Set the data down again, exactly as it reads, but without the pictures.

▬▬▬▬▬▬▬▬▬▬

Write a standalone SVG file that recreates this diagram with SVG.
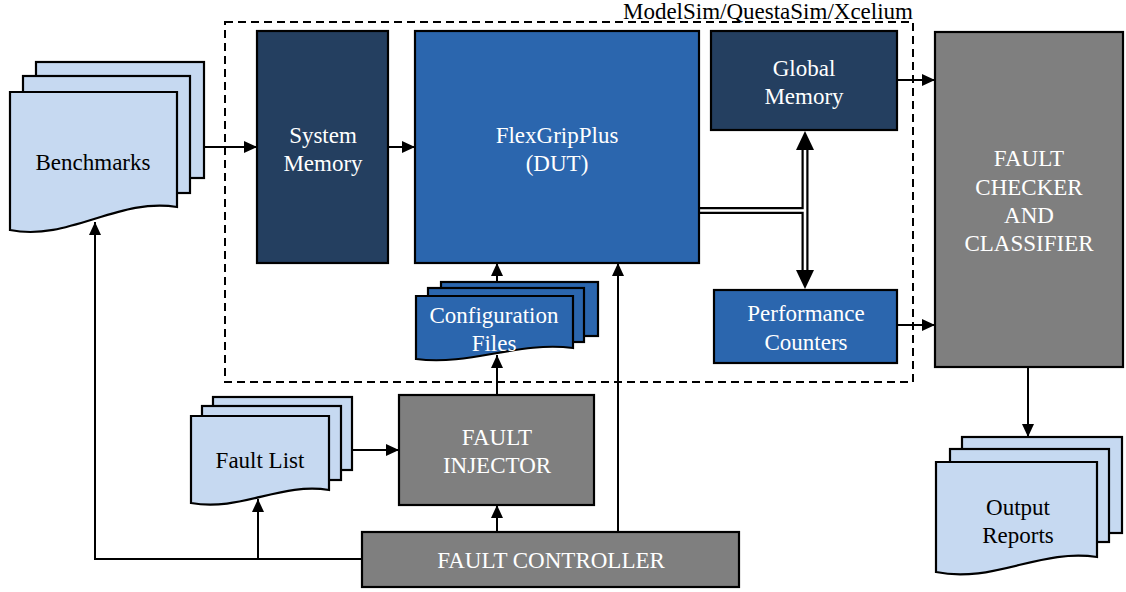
<svg xmlns="http://www.w3.org/2000/svg" width="1126" height="592" viewBox="0 0 1126 592">
  <defs>
    <style>
      .t { font-size: 23px; text-anchor: middle; }
      .w { fill: #ffffff; }
      .k { fill: #000000; }
      .box { stroke: #000; stroke-width: 2.2; }
      .navy { fill: #243F60; }
      .blue { fill: #2B66AE; }
      .gray { fill: #7F7F7F; }
      .doc { fill: #C6D9F1; stroke: #000; stroke-width: 2.2; }
      .docb { fill: #2B66AE; stroke: #000; stroke-width: 2.2; }
      .wire { fill: none; stroke: #000; stroke-width: 2; }
    </style>
    <marker id="arr" markerUnits="userSpaceOnUse" markerWidth="14" markerHeight="14" refX="13" refY="6" orient="auto">
      <path d="M0,0 L13,6 L0,12 Z" fill="#000"/>
    </marker>
  </defs>

  <rect width="1126" height="592" fill="#ffffff"/>

  <g font-family="Liberation Serif, DejaVu Serif, Times New Roman, serif">

  <!-- simulator boundary -->
  <g id="simulator">
    <rect x="225" y="22" width="688" height="360" fill="none" stroke="#000" stroke-width="2" stroke-dasharray="8,5"/>
    <text class="t k" x="913" y="18.5" font-size="22.8" style="text-anchor:end">ModelSim/QuestaSim/Xcelium</text>
  </g>

  <g id="connectors">
    <line class="wire" x1="204" y1="147" x2="257" y2="147" marker-end="url(#arr)"/>
    <line class="wire" x1="388" y1="147" x2="415" y2="147" marker-end="url(#arr)"/>
    <line class="wire" x1="897" y1="80" x2="935" y2="80" marker-end="url(#arr)"/>
    <line class="wire" x1="897" y1="325" x2="935" y2="325" marker-end="url(#arr)"/>
    <line class="wire" x1="1028" y1="367" x2="1028" y2="437" marker-end="url(#arr)"/>
    <line class="wire" x1="497" y1="296" x2="497" y2="263" marker-end="url(#arr)"/>
    <line class="wire" x1="497" y1="395" x2="497" y2="355" marker-end="url(#arr)"/>
    <line class="wire" x1="618" y1="532" x2="618" y2="263" marker-end="url(#arr)"/>
    <line class="wire" x1="497" y1="532" x2="497" y2="505" marker-end="url(#arr)"/>
    <line class="wire" x1="352" y1="450" x2="399" y2="450" marker-end="url(#arr)"/>
    <polyline class="wire" points="362,559 95,559 95,222" marker-end="url(#arr)"/>
    <line class="wire" x1="258" y1="559" x2="258" y2="499" marker-end="url(#arr)"/>
    <!-- double-line bus between DUT, global memory and counters -->
    <g id="bus">
      <line x1="699" y1="210.5" x2="808" y2="210.5" stroke="#000" stroke-width="7"/>
      <line x1="805" y1="146" x2="805" y2="274" stroke="#000" stroke-width="7"/>
      <line x1="699" y1="210.5" x2="805" y2="210.5" stroke="#fff" stroke-width="2.6"/>
      <line x1="805" y1="146" x2="805" y2="274" stroke="#fff" stroke-width="2.6"/>
      <path d="M796,150 L805,131 L814,150 Z" fill="#000"/>
      <path d="M796,270 L805,289 L814,270 Z" fill="#000"/>
    </g>
  </g>

  <g id="benchmarks">
    <rect class="doc" x="36" y="62" width="168" height="116"/>
    <rect class="doc" x="23" y="76" width="167" height="117"/>
    <path class="doc" d="M10,92 H177 V207 C119,197 68,242 10,230 Z"/>
    <text class="t k" x="93" y="170">Benchmarks</text>
  </g>

  <g id="system-memory">
    <rect class="box navy" x="257" y="31" width="131" height="232"/>
    <text class="t w" x="323" y="143">System</text>
    <text class="t w" x="323" y="171">Memory</text>
  </g>

  <g id="flexgripplus">
    <rect class="box blue" x="415" y="31" width="284" height="232"/>
    <text class="t w" x="557" y="143">FlexGripPlus</text>
    <text class="t w" x="557" y="171">(DUT)</text>
  </g>

  <g id="global-memory">
    <rect class="box navy" x="711" y="31" width="186" height="99"/>
    <text class="t w" x="804" y="76">Global</text>
    <text class="t w" x="804" y="104">Memory</text>
  </g>

  <g id="performance-counters">
    <rect class="box blue" x="714" y="290" width="183" height="73"/>
    <text class="t w" x="806" y="321">Performance</text>
    <text class="t w" x="806" y="350">Counters</text>
  </g>

  <g id="configuration-files">
    <rect class="docb" x="441" y="282" width="157" height="54"/>
    <rect class="docb" x="428" y="288" width="156" height="54"/>
    <path class="docb" d="M416,296 H573 V348 C518,341 471,366 416,359 Z"/>
    <text class="t w" x="494" y="323">Configuration</text>
    <text class="t w" x="494" y="351">Files</text>
  </g>

  <g id="fault-checker">
    <rect class="box gray" x="935" y="32" width="188" height="335"/>
    <text class="t w" x="1029" y="166">FAULT</text>
    <text class="t w" x="1029" y="195">CHECKER</text>
    <text class="t w" x="1029" y="223">AND</text>
    <text class="t w" x="1029" y="251">CLASSIFIER</text>
  </g>

  <g id="output-reports">
    <rect class="doc" x="962" y="437" width="160" height="96"/>
    <rect class="doc" x="950" y="449" width="159" height="93"/>
    <path class="doc" d="M936,462 H1097 V557 C1041,548 992,584 936,572 Z"/>
    <text class="t k" x="1018" y="515">Output</text>
    <text class="t k" x="1018" y="543">Reports</text>
  </g>

  <g id="fault-list">
    <rect class="doc" x="213" y="397" width="139" height="73"/>
    <rect class="doc" x="202" y="406" width="139" height="74"/>
    <path class="doc" d="M191,416 H329 V490 C281,482 240,512 191,503 Z"/>
    <text class="t k" x="260" y="468">Fault List</text>
  </g>

  <g id="fault-injector">
    <rect class="box gray" x="399" y="395" width="195" height="110"/>
    <text class="t w" x="497" y="445">FAULT</text>
    <text class="t w" x="497" y="473">INJECTOR</text>
  </g>

  <g id="fault-controller">
    <rect class="box gray" x="362" y="532" width="377" height="55"/>
    <text class="t w" x="551" y="568">FAULT CONTROLLER</text>
  </g>

  </g>
</svg>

▬▬▬▬▬▬▬▬▬▬

## Solution for this task
Write a standalone SVG file that recreates this diagram with SVG.
<svg xmlns="http://www.w3.org/2000/svg" width="1126" height="592" viewBox="0 0 1126 592">
  <defs>
    <style>
      .t { font-size: 23px; text-anchor: middle; }
      .w { fill: #ffffff; }
      .k { fill: #000000; }
      .box { stroke: #000; stroke-width: 2.2; }
      .navy { fill: #243F60; }
      .blue { fill: #2B66AE; }
      .gray { fill: #7F7F7F; }
      .doc { fill: #C6D9F1; stroke: #000; stroke-width: 2.2; }
      .docb { fill: #2B66AE; stroke: #000; stroke-width: 2.2; }
      .wire { fill: none; stroke: #000; stroke-width: 2; }
    </style>
    <marker id="arr" markerUnits="userSpaceOnUse" markerWidth="14" markerHeight="14" refX="13" refY="6" orient="auto">
      <path d="M0,0 L13,6 L0,12 Z" fill="#000"/>
    </marker>
  </defs>

  <rect width="1126" height="592" fill="#ffffff"/>

  <g font-family="Liberation Serif, DejaVu Serif, Times New Roman, serif">

  <!-- simulator boundary -->
  <g id="simulator">
    <rect x="225" y="22" width="688" height="360" fill="none" stroke="#000" stroke-width="2" stroke-dasharray="8,5"/>
    <text class="t k" x="913" y="18.5" font-size="22.8" style="text-anchor:end">ModelSim/QuestaSim/Xcelium</text>
  </g>

  <g id="connectors">
    <line class="wire" x1="204" y1="147" x2="257" y2="147" marker-end="url(#arr)"/>
    <line class="wire" x1="388" y1="147" x2="415" y2="147" marker-end="url(#arr)"/>
    <line class="wire" x1="897" y1="80" x2="935" y2="80" marker-end="url(#arr)"/>
    <line class="wire" x1="897" y1="325" x2="935" y2="325" marker-end="url(#arr)"/>
    <line class="wire" x1="1028" y1="367" x2="1028" y2="437" marker-end="url(#arr)"/>
    <line class="wire" x1="497" y1="296" x2="497" y2="263" marker-end="url(#arr)"/>
    <line class="wire" x1="497" y1="395" x2="497" y2="355" marker-end="url(#arr)"/>
    <line class="wire" x1="618" y1="532" x2="618" y2="263" marker-end="url(#arr)"/>
    <line class="wire" x1="497" y1="532" x2="497" y2="505" marker-end="url(#arr)"/>
    <line class="wire" x1="352" y1="450" x2="399" y2="450" marker-end="url(#arr)"/>
    <polyline class="wire" points="362,559 95,559 95,222" marker-end="url(#arr)"/>
    <line class="wire" x1="258" y1="559" x2="258" y2="499" marker-end="url(#arr)"/>
    <!-- double-line bus between DUT, global memory and counters -->
    <g id="bus">
      <line x1="699" y1="210.5" x2="808" y2="210.5" stroke="#000" stroke-width="7"/>
      <line x1="805" y1="146" x2="805" y2="274" stroke="#000" stroke-width="7"/>
      <line x1="699" y1="210.5" x2="805" y2="210.5" stroke="#fff" stroke-width="2.6"/>
      <line x1="805" y1="146" x2="805" y2="274" stroke="#fff" stroke-width="2.6"/>
      <path d="M796,150 L805,131 L814,150 Z" fill="#000"/>
      <path d="M796,270 L805,289 L814,270 Z" fill="#000"/>
    </g>
  </g>

  <g id="benchmarks">
    <rect class="doc" x="36" y="62" width="168" height="116"/>
    <rect class="doc" x="23" y="76" width="167" height="117"/>
    <path class="doc" d="M10,92 H177 V207 C119,197 68,242 10,230 Z"/>
    <text class="t k" x="93" y="170">Benchmarks</text>
  </g>

  <g id="system-memory">
    <rect class="box navy" x="257" y="31" width="131" height="232"/>
    <text class="t w" x="323" y="143">System</text>
    <text class="t w" x="323" y="171">Memory</text>
  </g>

  <g id="flexgripplus">
    <rect class="box blue" x="415" y="31" width="284" height="232"/>
    <text class="t w" x="557" y="143">FlexGripPlus</text>
    <text class="t w" x="557" y="171">(DUT)</text>
  </g>

  <g id="global-memory">
    <rect class="box navy" x="711" y="31" width="186" height="99"/>
    <text class="t w" x="804" y="76">Global</text>
    <text class="t w" x="804" y="104">Memory</text>
  </g>

  <g id="performance-counters">
    <rect class="box blue" x="714" y="290" width="183" height="73"/>
    <text class="t w" x="806" y="321">Performance</text>
    <text class="t w" x="806" y="350">Counters</text>
  </g>

  <g id="configuration-files">
    <rect class="docb" x="441" y="282" width="157" height="54"/>
    <rect class="docb" x="428" y="288" width="156" height="54"/>
    <path class="docb" d="M416,296 H573 V348 C518,341 471,366 416,359 Z"/>
    <text class="t w" x="494" y="323">Configuration</text>
    <text class="t w" x="494" y="351">Files</text>
  </g>

  <g id="fault-checker">
    <rect class="box gray" x="935" y="32" width="188" height="335"/>
    <text class="t w" x="1029" y="166">FAULT</text>
    <text class="t w" x="1029" y="195">CHECKER</text>
    <text class="t w" x="1029" y="223">AND</text>
    <text class="t w" x="1029" y="251">CLASSIFIER</text>
  </g>

  <g id="output-reports">
    <rect class="doc" x="962" y="437" width="160" height="96"/>
    <rect class="doc" x="950" y="449" width="159" height="93"/>
    <path class="doc" d="M936,462 H1097 V557 C1041,548 992,584 936,572 Z"/>
    <text class="t k" x="1018" y="515">Output</text>
    <text class="t k" x="1018" y="543">Reports</text>
  </g>

  <g id="fault-list">
    <rect class="doc" x="213" y="397" width="139" height="73"/>
    <rect class="doc" x="202" y="406" width="139" height="74"/>
    <path class="doc" d="M191,416 H329 V490 C281,482 240,512 191,503 Z"/>
    <text class="t k" x="260" y="468">Fault List</text>
  </g>

  <g id="fault-injector">
    <rect class="box gray" x="399" y="395" width="195" height="110"/>
    <text class="t w" x="497" y="445">FAULT</text>
    <text class="t w" x="497" y="473">INJECTOR</text>
  </g>

  <g id="fault-controller">
    <rect class="box gray" x="362" y="532" width="377" height="55"/>
    <text class="t w" x="551" y="568">FAULT CONTROLLER</text>
  </g>

  </g>
</svg>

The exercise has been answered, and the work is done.